:: Working data ::
○ ○ ○ ○
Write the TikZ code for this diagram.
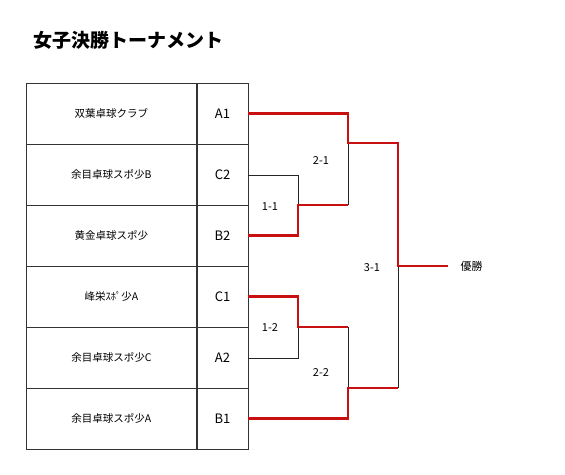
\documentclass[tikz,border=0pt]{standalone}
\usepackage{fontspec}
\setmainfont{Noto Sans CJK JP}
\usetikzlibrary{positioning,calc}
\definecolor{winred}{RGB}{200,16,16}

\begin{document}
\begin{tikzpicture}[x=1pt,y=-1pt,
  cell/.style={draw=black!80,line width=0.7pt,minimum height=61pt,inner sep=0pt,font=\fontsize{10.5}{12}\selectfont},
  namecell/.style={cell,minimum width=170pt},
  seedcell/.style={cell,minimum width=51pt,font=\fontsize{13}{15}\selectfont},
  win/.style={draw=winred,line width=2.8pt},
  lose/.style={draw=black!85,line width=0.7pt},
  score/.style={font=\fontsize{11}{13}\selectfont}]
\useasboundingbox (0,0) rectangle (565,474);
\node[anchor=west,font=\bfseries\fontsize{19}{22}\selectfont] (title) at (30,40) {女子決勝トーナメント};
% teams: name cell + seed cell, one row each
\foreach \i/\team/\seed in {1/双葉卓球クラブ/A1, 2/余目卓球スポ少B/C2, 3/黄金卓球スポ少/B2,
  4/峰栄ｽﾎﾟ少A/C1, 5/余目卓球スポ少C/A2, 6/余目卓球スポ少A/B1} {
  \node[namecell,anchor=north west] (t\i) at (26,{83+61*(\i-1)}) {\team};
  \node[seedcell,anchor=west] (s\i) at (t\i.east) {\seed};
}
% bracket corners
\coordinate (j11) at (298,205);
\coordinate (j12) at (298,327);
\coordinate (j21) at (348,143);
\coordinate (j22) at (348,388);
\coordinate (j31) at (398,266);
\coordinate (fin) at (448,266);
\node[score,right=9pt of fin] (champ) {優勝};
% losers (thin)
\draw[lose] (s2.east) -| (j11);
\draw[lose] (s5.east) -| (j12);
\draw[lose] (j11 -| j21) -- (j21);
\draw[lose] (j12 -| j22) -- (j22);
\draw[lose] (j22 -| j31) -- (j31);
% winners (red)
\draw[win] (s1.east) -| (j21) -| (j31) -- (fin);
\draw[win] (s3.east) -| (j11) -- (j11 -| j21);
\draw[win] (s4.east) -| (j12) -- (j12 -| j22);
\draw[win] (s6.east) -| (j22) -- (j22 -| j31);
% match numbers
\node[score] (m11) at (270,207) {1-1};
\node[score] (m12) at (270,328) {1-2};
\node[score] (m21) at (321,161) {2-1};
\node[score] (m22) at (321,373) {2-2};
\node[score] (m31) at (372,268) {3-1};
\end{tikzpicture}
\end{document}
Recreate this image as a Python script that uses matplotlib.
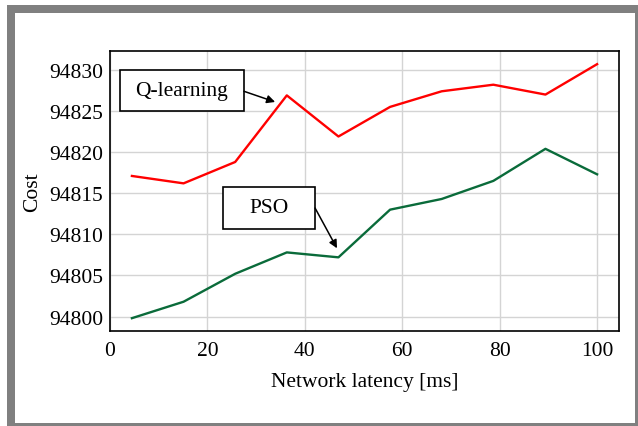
○ ○ ○ ○
:: Aim ::
Look through the records and gather each line with the word "this".

:: Solution ::
Write the TikZ code for this diagram.
Recreate this image as a Python script that uses matplotlib.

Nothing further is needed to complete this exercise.